Die Proteste entzündeten sich an einer nur begrenzten Wahlreform, mit der die kommunistische Führung in Peking für 2017 zwar direkte Wahlen vorsieht, aber keine freie Nominierung der Kandidaten erlauben will. Seit der Rückgabe der früheren Kronkolonie 1997 an China wird die Sieben-Millionen-Metropole nach dem Grundsatz "ein Land, zwei Systeme" als eigenständiges Territorium Chinas autonom regiert.
Eigentlich sollte die Besetzung des Central genannten Finanzbezirks erst am Mittwoch mit ersten Aktionen wie einem "Bankett" zum Nationalfeiertag eingeläutet werden, wurde aber angesichts der Studentenproteste vorgezogen. Die Occupy-Central-Bewegung, die vor eineinhalb Jahren begonnen hatte, organisierte ihre Aktionen bislang unabhängig von den Studenten.

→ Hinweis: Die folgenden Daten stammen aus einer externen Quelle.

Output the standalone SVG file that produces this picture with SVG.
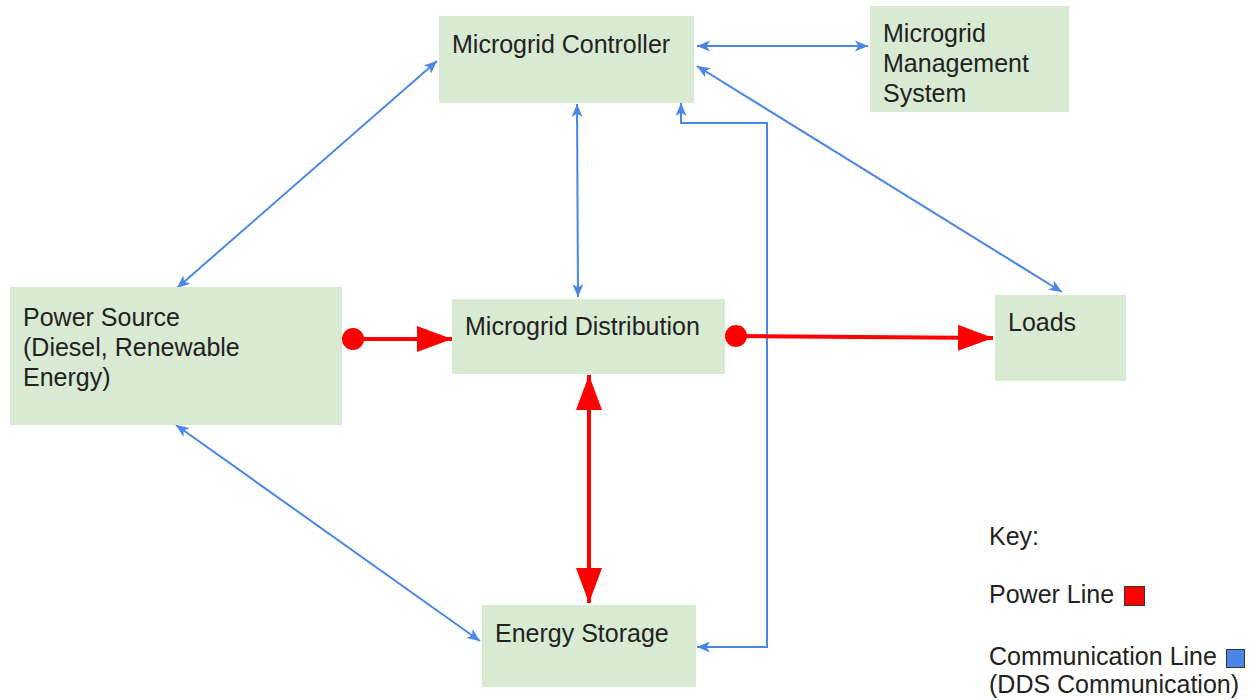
<svg xmlns="http://www.w3.org/2000/svg" width="1255" height="700" viewBox="0 0 1255 700">
<style>
.node{fill:#d9ead3;}
.lbl{font-family:"Liberation Sans",Arial,sans-serif;font-size:25px;fill:#222;}
.comm{fill:none;stroke:#4a86e8;stroke-width:2;}
.pwr{fill:none;stroke:#ff0000;stroke-width:4;}
</style>
<defs>
<marker id="ba" markerUnits="userSpaceOnUse" markerWidth="16" markerHeight="12" refX="13" refY="6" orient="auto-start-reverse" viewBox="0 0 16 12">
<path d="M0,0.5 L13,6 L0,11.5 L3.5,6 Z" fill="#4a86e8"/>
</marker>
<marker id="ra" markerUnits="userSpaceOnUse" markerWidth="36" markerHeight="28" refX="35" refY="14" orient="auto-start-reverse" viewBox="0 0 36 28">
<path d="M0,1 L35,14 L0,27 Z" fill="#ff0000"/>
</marker>
<marker id="rc" markerUnits="userSpaceOnUse" markerWidth="24" markerHeight="24" refX="12" refY="12" orient="auto" viewBox="0 0 24 24">
<circle cx="12" cy="12" r="11" fill="#ff0000"/>
</marker>
</defs>

<g id="connectors">
<line class="comm" x1="697" y1="46" x2="868" y2="46" marker-start="url(#ba)" marker-end="url(#ba)"/>
<line class="comm" x1="437" y1="61" x2="177" y2="288" marker-start="url(#ba)" marker-end="url(#ba)"/>
<line class="comm" x1="577" y1="104" x2="578" y2="297" marker-start="url(#ba)" marker-end="url(#ba)"/>
<line class="comm" x1="697" y1="66" x2="1062" y2="292" marker-start="url(#ba)" marker-end="url(#ba)"/>
<line class="comm" x1="176" y1="425" x2="480" y2="641" marker-start="url(#ba)" marker-end="url(#ba)"/>
<polyline class="comm" points="697,647 767,647 767,123 681,123 681,103" marker-start="url(#ba)" marker-end="url(#ba)"/>
<line class="pwr" x1="353" y1="339" x2="452" y2="339" marker-start="url(#rc)" marker-end="url(#ra)"/>
<line class="pwr" x1="736" y1="336" x2="993" y2="338" marker-start="url(#rc)" marker-end="url(#ra)"/>
<line class="pwr" x1="589" y1="375" x2="589" y2="603" marker-start="url(#ra)" marker-end="url(#ra)"/>
</g>

<g id="microgrid-controller">
<rect class="node" x="439" y="16" width="255" height="87"/>
<text class="lbl" x="452" y="53">Microgrid Controller</text>
</g>
<g id="microgrid-management-system">
<rect class="node" x="870" y="6" width="199" height="106"/>
<text class="lbl" x="883" y="42">Microgrid</text>
<text class="lbl" x="883" y="72">Management</text>
<text class="lbl" x="883" y="102">System</text>
</g>
<g id="power-source">
<rect class="node" x="10" y="287" width="332" height="138"/>
<text class="lbl" x="23" y="326">Power Source</text>
<text class="lbl" x="23" y="356">(Diesel, Renewable</text>
<text class="lbl" x="23" y="386">Energy)</text>
</g>
<g id="microgrid-distribution">
<rect class="node" x="452" y="299" width="273" height="75"/>
<text class="lbl" x="465" y="335">Microgrid Distribution</text>
</g>
<g id="loads">
<rect class="node" x="995" y="295" width="131" height="86"/>
<text class="lbl" x="1008" y="331">Loads</text>
</g>
<g id="energy-storage">
<rect class="node" x="482" y="605" width="214" height="82"/>
<text class="lbl" x="495" y="642">Energy Storage</text>
</g>

<g id="key">
<text class="lbl" x="989" y="545">Key:</text>
<text class="lbl" x="989" y="603">Power Line</text>
<rect x="1124.5" y="586.5" width="20" height="19" fill="#ff0000" stroke="#333" stroke-width="1"/>
<text class="lbl" x="989" y="665">Communication Line</text>
<rect x="1226.5" y="649.5" width="18" height="18" fill="#4a86e8" stroke="#333" stroke-width="1"/>
<text class="lbl" x="989" y="693">(DDS Communication)</text>
</g>
</svg>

"Eine neue Ära des zivilen Ungehorsams hat begonnen", sagte Occupy-Führer Tai und erklärte, warum die Kampagne früher als geplant beginnen werde. "Wir mussten einfach auf sehr leidenschaftliche Bürger reagieren." Am Samstag hatte die Bewegung noch an ihrem Zeitplan festhalten wollen. Langjährige Oppositionspolitiker wie Martin Lee oder Audrey Eu und selbst Hongkongs Kardinal Joseph Zen traten in der Nacht vor den Demonstranten auf, um ihre Unterstützung für die Bewegung zu zeigen.